- Goal -
Each line from the start of the data below through the one containing "import plotly.graph_objects as go" must be reproduced exactly.

::: Material provided

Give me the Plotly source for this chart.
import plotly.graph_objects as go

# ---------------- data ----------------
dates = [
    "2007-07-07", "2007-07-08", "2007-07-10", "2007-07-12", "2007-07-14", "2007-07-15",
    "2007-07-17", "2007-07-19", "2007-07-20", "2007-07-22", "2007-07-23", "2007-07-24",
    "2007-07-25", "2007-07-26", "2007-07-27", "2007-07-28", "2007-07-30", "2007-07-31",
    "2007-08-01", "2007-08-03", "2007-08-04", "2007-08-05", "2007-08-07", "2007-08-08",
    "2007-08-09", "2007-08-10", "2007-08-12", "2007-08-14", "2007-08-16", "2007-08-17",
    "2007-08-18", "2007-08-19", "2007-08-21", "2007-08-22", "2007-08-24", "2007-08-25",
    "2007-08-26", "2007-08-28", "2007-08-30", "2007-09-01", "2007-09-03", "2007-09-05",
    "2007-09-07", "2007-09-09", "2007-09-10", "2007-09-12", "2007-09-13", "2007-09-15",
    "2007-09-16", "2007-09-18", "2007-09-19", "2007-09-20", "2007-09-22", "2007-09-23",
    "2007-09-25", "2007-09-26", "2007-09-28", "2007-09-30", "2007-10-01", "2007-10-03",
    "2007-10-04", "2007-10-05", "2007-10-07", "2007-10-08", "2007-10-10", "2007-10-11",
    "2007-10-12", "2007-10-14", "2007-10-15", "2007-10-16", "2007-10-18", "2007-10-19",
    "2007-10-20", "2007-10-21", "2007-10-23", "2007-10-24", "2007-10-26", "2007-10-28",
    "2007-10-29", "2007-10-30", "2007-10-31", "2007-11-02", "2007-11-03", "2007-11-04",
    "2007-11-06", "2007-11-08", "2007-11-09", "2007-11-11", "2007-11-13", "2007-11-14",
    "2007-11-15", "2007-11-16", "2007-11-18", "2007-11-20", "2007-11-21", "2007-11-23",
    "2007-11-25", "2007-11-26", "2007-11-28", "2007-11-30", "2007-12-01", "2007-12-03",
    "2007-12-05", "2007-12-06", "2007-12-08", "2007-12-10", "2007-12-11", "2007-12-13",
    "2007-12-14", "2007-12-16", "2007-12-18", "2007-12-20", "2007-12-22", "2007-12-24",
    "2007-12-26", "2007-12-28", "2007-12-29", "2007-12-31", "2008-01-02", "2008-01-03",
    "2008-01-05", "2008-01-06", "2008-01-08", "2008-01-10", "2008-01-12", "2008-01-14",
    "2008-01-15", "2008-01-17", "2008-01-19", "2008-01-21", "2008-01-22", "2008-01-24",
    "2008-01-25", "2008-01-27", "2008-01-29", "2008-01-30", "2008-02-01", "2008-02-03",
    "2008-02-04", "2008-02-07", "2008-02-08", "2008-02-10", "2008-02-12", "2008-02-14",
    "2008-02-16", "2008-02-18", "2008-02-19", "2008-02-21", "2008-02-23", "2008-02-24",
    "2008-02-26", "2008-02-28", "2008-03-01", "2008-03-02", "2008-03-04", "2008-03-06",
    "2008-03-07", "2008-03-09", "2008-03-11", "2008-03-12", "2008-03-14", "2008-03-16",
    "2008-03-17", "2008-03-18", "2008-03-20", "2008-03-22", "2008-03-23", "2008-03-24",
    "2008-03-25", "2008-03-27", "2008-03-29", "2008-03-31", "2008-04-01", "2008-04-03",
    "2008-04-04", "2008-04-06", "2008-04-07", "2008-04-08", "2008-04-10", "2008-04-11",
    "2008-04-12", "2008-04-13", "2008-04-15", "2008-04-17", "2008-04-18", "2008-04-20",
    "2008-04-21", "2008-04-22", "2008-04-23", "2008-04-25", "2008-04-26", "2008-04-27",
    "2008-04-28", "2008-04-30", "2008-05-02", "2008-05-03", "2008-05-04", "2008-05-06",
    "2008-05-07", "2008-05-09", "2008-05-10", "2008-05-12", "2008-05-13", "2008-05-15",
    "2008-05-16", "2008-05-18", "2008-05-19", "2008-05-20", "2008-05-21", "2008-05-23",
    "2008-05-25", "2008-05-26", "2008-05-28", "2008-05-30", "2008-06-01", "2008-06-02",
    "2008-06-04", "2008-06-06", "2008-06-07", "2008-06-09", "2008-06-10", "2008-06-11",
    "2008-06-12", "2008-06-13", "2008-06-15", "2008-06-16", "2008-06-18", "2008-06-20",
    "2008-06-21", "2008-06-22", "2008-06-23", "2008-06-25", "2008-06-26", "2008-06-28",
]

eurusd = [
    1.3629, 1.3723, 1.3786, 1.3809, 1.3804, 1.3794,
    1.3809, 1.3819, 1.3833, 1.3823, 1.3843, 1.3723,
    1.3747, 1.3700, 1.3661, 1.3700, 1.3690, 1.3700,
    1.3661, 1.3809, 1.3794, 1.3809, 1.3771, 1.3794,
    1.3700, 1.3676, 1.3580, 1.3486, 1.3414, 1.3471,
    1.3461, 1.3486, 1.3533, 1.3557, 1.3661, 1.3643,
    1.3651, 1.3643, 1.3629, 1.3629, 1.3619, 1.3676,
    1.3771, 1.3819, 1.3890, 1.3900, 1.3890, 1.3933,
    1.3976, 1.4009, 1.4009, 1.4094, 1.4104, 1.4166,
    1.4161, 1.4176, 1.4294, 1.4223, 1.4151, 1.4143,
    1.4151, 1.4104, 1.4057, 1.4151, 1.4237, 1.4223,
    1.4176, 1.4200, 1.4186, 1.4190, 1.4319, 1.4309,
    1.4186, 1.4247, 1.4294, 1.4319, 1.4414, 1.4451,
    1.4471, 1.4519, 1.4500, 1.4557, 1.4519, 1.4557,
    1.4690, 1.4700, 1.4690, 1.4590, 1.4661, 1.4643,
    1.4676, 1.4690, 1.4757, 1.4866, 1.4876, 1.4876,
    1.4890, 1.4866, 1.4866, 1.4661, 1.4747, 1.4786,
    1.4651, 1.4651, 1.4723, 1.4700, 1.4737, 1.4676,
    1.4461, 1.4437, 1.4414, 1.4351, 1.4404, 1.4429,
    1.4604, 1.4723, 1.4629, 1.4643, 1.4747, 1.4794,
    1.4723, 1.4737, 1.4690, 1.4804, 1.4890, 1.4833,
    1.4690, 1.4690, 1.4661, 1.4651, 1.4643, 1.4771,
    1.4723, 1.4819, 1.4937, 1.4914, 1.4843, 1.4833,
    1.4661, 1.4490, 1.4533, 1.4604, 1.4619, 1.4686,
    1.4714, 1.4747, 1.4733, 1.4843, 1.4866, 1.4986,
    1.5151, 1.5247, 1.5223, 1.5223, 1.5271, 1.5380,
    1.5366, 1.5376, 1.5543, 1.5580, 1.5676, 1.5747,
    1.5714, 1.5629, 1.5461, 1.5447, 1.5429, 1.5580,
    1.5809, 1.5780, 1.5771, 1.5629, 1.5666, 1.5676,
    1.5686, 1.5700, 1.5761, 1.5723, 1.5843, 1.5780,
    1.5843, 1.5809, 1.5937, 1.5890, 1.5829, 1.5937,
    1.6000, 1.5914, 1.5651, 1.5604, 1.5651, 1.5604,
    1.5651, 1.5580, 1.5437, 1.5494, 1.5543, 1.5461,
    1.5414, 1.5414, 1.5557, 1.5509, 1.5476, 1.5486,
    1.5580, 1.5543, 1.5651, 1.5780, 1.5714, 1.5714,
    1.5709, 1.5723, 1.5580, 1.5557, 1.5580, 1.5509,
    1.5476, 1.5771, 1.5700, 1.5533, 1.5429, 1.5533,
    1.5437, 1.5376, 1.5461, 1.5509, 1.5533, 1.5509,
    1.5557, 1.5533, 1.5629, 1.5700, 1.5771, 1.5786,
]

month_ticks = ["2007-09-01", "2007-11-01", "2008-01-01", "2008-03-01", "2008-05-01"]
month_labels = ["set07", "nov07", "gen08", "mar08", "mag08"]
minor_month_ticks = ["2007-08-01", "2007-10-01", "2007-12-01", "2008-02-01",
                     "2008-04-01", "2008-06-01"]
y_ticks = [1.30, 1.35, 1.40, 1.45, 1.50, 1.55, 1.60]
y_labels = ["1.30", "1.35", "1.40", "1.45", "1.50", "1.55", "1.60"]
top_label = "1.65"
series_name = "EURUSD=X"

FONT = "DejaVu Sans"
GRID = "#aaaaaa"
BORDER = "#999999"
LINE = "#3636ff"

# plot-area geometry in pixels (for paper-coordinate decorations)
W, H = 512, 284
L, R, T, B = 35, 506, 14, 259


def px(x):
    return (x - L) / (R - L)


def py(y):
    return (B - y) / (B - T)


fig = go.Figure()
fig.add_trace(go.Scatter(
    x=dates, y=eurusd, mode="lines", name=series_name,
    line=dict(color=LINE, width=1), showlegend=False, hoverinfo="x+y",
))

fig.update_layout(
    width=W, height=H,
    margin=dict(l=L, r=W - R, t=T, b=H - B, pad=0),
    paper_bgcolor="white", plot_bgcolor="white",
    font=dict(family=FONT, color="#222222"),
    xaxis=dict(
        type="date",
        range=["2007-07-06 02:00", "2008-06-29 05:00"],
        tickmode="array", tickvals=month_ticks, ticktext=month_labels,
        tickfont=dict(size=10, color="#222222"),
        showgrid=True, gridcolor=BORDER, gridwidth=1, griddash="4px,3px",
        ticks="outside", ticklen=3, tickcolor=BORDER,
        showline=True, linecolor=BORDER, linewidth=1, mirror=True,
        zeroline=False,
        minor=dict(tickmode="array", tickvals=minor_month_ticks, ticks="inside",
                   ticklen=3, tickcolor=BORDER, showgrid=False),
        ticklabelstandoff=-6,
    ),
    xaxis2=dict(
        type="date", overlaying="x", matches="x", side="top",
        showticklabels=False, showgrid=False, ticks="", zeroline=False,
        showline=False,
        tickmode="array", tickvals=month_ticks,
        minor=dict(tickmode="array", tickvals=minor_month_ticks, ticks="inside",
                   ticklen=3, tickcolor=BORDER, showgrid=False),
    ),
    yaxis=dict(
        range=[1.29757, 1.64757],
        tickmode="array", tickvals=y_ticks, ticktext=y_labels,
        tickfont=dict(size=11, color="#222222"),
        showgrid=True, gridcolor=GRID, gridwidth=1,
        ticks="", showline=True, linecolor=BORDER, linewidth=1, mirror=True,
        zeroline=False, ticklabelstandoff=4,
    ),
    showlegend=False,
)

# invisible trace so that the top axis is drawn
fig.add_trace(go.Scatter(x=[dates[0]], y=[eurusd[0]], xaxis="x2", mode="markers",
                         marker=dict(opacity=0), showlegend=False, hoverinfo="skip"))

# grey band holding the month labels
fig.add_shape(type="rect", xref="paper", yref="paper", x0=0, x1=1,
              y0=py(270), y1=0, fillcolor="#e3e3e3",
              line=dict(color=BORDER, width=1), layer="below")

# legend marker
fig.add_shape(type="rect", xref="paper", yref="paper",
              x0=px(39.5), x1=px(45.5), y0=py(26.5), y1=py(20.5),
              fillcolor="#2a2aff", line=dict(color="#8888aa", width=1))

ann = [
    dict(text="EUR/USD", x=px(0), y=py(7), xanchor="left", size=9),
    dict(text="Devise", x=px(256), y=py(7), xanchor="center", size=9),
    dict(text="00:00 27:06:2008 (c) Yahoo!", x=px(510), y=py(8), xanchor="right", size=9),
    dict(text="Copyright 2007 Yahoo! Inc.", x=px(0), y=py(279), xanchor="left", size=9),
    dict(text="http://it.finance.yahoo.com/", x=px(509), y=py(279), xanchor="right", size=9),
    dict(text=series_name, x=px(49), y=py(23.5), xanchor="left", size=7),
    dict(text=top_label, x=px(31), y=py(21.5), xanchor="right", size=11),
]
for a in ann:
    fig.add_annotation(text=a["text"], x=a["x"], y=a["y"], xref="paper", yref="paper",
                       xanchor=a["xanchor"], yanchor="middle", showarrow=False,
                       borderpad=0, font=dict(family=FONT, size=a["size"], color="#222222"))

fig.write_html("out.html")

::::::

- The output -
Give me the Plotly source for this chart.
import plotly.graph_objects as go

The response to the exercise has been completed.